Durante muchas semanas, los hermanos se negaron a subir por voluntad propia al ático, y lo que para otros niños y niñas significa madurar y crecer acorde a su edad, la inexperiencia y la soledad ocasionó que las mentes de nuestros protagonistas tardaran más tiempo en desarrollarse. Sus cuerpos y su sexualidad germinaron en mitad de la tristeza y la incomprensión de una madre que cada día los pensaba menos. Con el paso de las semanas, la madre de los muchachos los fue olvidando, hasta dejar de presentarse para infundir cariño, optimismo y confianza a sus entumecidos estados de ánimo. Por largos periodos de tiempo, los niños no vieron a su madre.

Por consiguiente, nació el hábito de ascender con mayor persistencia al ático, donde nada ni nadie pudieran alcanzarlos, ni siquiera el tormento al que los afligía su abominable abuela o el desconsuelo de saberse abandonados.

—No tengo más remedio que quererte. Todos tenemos que quererte y que creer en ti, y que pensar que tienes siempre presentes nuestros intereses, pero míranos, mamá, y venos de verdad como somos […] Hace mucho tiempo, cuando nos hablaste por primera vez de esta casa y de tus padres, nos dijiste que sólo pasaríamos aquí encerrados una noche, y luego resultó que sólo iban a ser unos pocos días, y después que serían unas pocas semanas, más tarde unos cuantos meses…, y así han pasado más de dos años […] Este cuarto no está mejorando precisamente nuestra salud, ¿no te das cuenta? — casi gritó, mientras su rostro de muchacho se sonrojaba y su dominio de sí mismo se alargaba por fin hasta romperse.
(Flores en el ático: 1991: 292, 293).

Virginia Cleo Andrews.

Segunda parte:

La ira de Dios

—No —repuso ella, con una extraña expresión—. Hay madres a las que es imposible amar, porque no quieren que se les ame.
(Flores en el ático: 1991: 28).

La majestuosidad de toda obra de arte depende de la acción perpetrada por el antagonista. Como ferviente lectora y teórica de la literatura, opino que una gran parte del poder y atractivo sensible en una novela se acoge a la complejidad intelectual y emocional del oponente. Para que una pieza literaria entusiasme al espectador, dicho adversario debe emocionar mediante la perversidad y ser castigado con similar énfasis por sus pecados.

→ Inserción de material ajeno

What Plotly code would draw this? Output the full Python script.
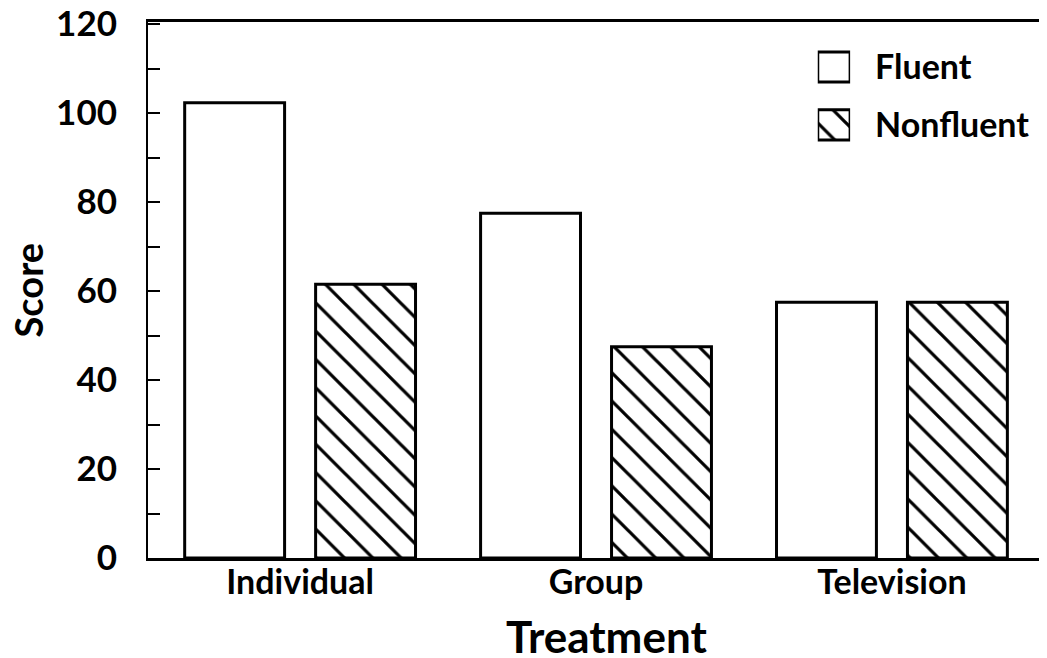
import plotly.graph_objects as go

categories = ["Individual", "Group", "Television"]
fluent = [102.3, 77.5, 57.5]
nonfluent = [61.5, 47.5, 57.5]
y_tick_vals = [0, 10, 20, 30, 40, 50, 60, 70, 80, 90, 100, 110, 120]
y_tick_text = ["0", "", "20", "", "40", "", "60", "", "80", "", "100", "", "120"]
legend_names = ["Fluent", "Nonfluent"]
legend_len = [1, 1]
x_title = "Treatment"
y_title = "Score"

FONT = "Lato, Roboto, sans-serif"
HATCH = dict(shape="\\", size=20, solidity=0.16, fgcolor="#000000", bgcolor="#ffffff",
             fgopacity=1, fillmode="replace")
OUTLINE = dict(color="black", width=3)

fig = go.Figure()
fig.add_trace(go.Bar(
    x=categories, y=fluent, name="Fluent", showlegend=False,
    marker=dict(color="white", line=OUTLINE),
))
fig.add_trace(go.Bar(
    x=categories, y=nonfluent, name="Nonfluent", showlegend=False,
    marker=dict(color="white", line=OUTLINE, pattern=HATCH),
))
# legend swatches drawn on a small key axis
fig.add_trace(go.Bar(
    y=[legend_names[0]], x=[legend_len[0]], orientation="h", xaxis="x2", yaxis="y2",
    showlegend=False, hoverinfo="skip",
    marker=dict(color="white", line=OUTLINE),
))
fig.add_trace(go.Bar(
    y=[legend_names[1]], x=[legend_len[1]], orientation="h", xaxis="x2", yaxis="y2",
    showlegend=False, hoverinfo="skip",
    marker=dict(color="white", line=OUTLINE, pattern=HATCH),
))

fig.update_layout(
    width=1039, height=650,
    margin=dict(l=140, r=0, t=14, b=100),
    paper_bgcolor="white", plot_bgcolor="white",
    barmode="group", bargap=0.115, bargroupgap=0.237,
    font=dict(family=FONT, color="black", size=34, weight="bold"),
    xaxis=dict(
        range=[-0.514, 2.524],
        showline=True, linecolor="black", linewidth=3, mirror=True,
        showgrid=False, ticks="", automargin=False,
        tickfont=dict(size=34, family=FONT, weight="bold"),
        ticklabelstandoff=-8,
    ),
    yaxis=dict(
        range=[0, 120.45], showline=True, linecolor="black", linewidth=2,
        showgrid=False, zeroline=False, automargin=False,
        tickmode="array", tickvals=y_tick_vals, ticktext=y_tick_text,
        ticks="inside", ticklen=12, tickwidth=2, tickcolor="black",
        ticklabelstandoff=22, ticklabeloverflow="allow",
        tickfont=dict(size=35, family=FONT, weight="bold"),
    ),
    xaxis2=dict(domain=[0.745, 0.781], anchor="y2", range=[0, 1],
                visible=False, fixedrange=True),
    yaxis2=dict(domain=[0.754, 0.970], anchor="x2", side="right",
                autorange="reversed", type="category",
                showline=False, showgrid=False, zeroline=False, ticks="",
                ticklabelstandoff=24, automargin=False, fixedrange=True,
                tickfont=dict(size=34, family=FONT, weight="bold")),
    annotations=[
        dict(text=x_title, xref="paper", yref="paper", x=0.5095, y=-0.146,
             xanchor="center", yanchor="middle", showarrow=False,
             font=dict(size=44, family=FONT, weight="bold", color="black")),
        dict(text=y_title, xref="paper", yref="paper", x=-0.133, y=0.5,
             xanchor="center", yanchor="middle", showarrow=False, textangle=-90,
             font=dict(size=38, family=FONT, weight="bold", color="black")),
    ],
)
fig.update_traces(selector=dict(xaxis="x2"), width=0.52)

fig.write_html("out.html")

Generalmente en la literatura, el arquetipo femenino de la abuela se identifica con una mujer anciana encantadora y cariñosa. En la tradición oral, los cuentos populares y el folclore, las abuelas son el reflejo del afecto, la sabiduría y el sacrificio. Tales personajes simbolizan el acogedor fuego del hogar, la tranquilidad y la protección. En esencia, las abuelas son el espejo de ese amor puro, desinteresado e incondicional tan indispensable para los niños y niñas en la frágil etapa de la infancia. De modo que la villana por excelencia de la presente historia es la abuela de los muchachos.

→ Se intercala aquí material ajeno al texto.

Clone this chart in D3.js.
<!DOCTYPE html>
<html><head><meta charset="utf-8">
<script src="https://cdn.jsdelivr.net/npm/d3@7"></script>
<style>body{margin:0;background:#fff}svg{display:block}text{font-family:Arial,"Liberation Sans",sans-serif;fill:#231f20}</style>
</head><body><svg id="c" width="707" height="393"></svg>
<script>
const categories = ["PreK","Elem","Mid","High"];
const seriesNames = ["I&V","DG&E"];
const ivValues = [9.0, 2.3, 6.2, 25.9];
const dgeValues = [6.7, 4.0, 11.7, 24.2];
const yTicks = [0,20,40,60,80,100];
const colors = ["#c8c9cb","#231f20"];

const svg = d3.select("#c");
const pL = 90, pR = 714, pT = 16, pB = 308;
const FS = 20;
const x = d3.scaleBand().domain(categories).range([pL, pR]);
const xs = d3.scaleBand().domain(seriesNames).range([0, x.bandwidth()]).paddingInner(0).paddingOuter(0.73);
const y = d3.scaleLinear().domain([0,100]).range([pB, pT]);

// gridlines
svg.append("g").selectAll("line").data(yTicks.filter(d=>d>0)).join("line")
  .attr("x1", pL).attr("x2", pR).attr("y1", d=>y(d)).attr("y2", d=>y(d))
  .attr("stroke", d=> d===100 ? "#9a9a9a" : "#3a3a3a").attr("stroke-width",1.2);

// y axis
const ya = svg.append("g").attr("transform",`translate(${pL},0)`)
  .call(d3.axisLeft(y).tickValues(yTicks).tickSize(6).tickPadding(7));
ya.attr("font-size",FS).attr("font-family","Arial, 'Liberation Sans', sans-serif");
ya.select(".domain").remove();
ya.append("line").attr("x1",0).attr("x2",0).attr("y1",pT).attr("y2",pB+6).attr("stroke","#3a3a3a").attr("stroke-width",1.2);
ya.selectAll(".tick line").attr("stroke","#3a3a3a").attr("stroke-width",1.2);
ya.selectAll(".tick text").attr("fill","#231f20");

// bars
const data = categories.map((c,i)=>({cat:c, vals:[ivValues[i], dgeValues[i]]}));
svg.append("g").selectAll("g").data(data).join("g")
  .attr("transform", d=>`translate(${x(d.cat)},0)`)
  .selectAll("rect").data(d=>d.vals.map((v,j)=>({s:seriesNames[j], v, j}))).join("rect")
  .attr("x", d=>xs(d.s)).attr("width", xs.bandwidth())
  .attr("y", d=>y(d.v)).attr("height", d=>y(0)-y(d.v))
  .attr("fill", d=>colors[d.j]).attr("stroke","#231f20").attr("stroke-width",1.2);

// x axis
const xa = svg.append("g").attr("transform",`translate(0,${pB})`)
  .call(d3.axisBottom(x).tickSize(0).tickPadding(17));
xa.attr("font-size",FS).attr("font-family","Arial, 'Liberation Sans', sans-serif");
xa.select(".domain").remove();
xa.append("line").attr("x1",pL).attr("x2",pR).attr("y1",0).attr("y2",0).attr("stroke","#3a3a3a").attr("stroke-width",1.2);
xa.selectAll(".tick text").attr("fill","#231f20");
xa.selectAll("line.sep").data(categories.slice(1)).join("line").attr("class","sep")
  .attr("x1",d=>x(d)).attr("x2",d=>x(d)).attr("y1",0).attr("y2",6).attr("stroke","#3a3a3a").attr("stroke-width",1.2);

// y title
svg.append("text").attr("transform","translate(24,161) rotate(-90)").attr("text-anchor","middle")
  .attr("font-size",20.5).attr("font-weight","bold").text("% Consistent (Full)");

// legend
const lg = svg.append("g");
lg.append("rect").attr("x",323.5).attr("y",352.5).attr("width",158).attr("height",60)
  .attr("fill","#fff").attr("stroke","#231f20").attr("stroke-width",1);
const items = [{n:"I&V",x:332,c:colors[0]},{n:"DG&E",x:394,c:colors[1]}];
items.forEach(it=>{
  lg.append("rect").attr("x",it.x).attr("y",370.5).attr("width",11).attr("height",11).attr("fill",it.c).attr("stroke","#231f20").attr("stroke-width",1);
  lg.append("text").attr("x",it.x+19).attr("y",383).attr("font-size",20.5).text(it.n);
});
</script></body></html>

No creáis que me vais a engañar o que os vais a reír de mí o que vais a hacer bromas a mis expensas, porque, si se os ocurre tal cosa, el castigo que recibiréis será tan duro que tanto vuestra piel como vuestro Ego recibirá heridas para toda la vida […] Y os advierto, a partir de ahora, que nunca mencionaréis el nombre de vuestro padre en mi presencia, ni haréis la menor alusión a él, y que tengo la intención de abstenerme de mirar al que se le parezca más a él de «vosotros».
(Flores en el ático: 1991: 67).

Pese a lo cual, nuestra abuela es una mujer maliciosa cuyo nombre no nos es revelado en el transcurso de la novela, pero que aprendemos a temer y despreciar a partes iguales. Esta abuela es una persona insultante, agresiva y violenta que no se corresponde con la imagen ideal suspendida en el imaginario colectivo. El mayor atributo que se le conoce es que sus creencias y comportamiento son el fruto de un nocivo fanatismo religioso. Jamás obsequió a sus nietos con palabras de aliento, no consintió en mirarlos a los ojos debido al enorme asco que sentía hacia ellos y sus dañinas y extravagantes ideas fueron el antídoto revestido de hipocresía con el que aspiraba a reeducar a los muchachos a base de vileza, escasez, hambre y animadversión. Y es que una de las incomprensibles contradicciones que atormentaron a los hermanos Dollanganger es que su abuela no los quisiera.